Com os fundamentos expostos, o tribunal arbitral decide:

 

a)      Julgar procedente o pedido de pronúncia arbitral e, em consequência, declarar ilegal   a liquidação de IRS, com todas as consequências legais;

b)      Julgar procedente o pedido de reconhecimento do direito do Requerente ao pagamento de juros indemnizatórios;

c)      Condenar a AT a restituir ao Requerente o imposto indevidamente pago;

d)      Condenar a AT em custas.

 

 

 

7.      VALOR DO PROCESSO

 

Fixa-se o valor do processo em € 11.850,00 (onze mil, oitocentos e cinquenta euros), nos termos do artigo 97.º-A do Código de Procedimento e de Processo Tributário (CPPT), aplicável por força das alíneas a) e b) do n.º 1 do artigo 29.º do RJAT e do n.º 2 do artigo 3.º do Regulamento de Custas nos Processos de Arbitragem Tributária (RCPAT).

 

8.      CUSTAS

 

Custas a suportar pela AT, no montante de € 918 (novecentos e dezoito euros), nos termos da Tabela I do Regulamento das Custas dos Processos de Arbitragem Tributária, nos termos do n.º 2 do artigo 22.º do RJAT.

 

 

Notifique.

Lisboa, 20 de Dezembro de 2017

 

 

O árbitro,

 

 

(Hélder Filipe Faustino)

 

 

Texto elaborado em computador, nos termos do disposto no n.º 5 do artigo 131.º, do CPC, aplicável por remissão da alínea e) do n.º 1 do artigo 29.º do RJAT. A redacção da presente decisão rege-se pela ortografia anterior ao Acordo Ortográfico de 1990.

 



[1] Cfr. Modelo de Convenção Fiscal sobre o Rendimento e o Património, Versão Condensada, Comité dos Assuntos Fiscais da OCDE, Cadernos de Ciência e Técnica Fiscal, pág. 325.

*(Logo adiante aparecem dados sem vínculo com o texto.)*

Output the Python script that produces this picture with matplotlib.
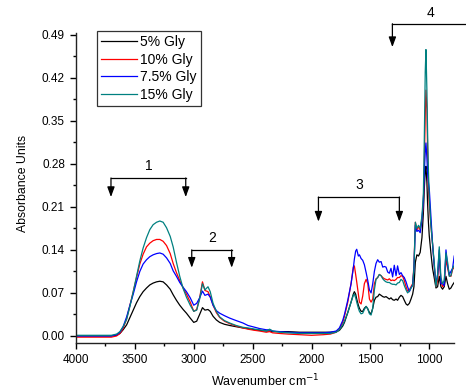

[2] “Breve Comentário à Convenção entre Portugal e Espanha Para Evitar a Dupla Tributação e Prevenir a Evasão Fiscal em Matéria de Impostos sobre o Rendimento”, Faculdade de Direito da Universidade do Porto.

[3] De acordo com o artigo 22.º do Regulamento do Conselho de Administração, as reuniões do Conselho têm uma periodicidade trimestral.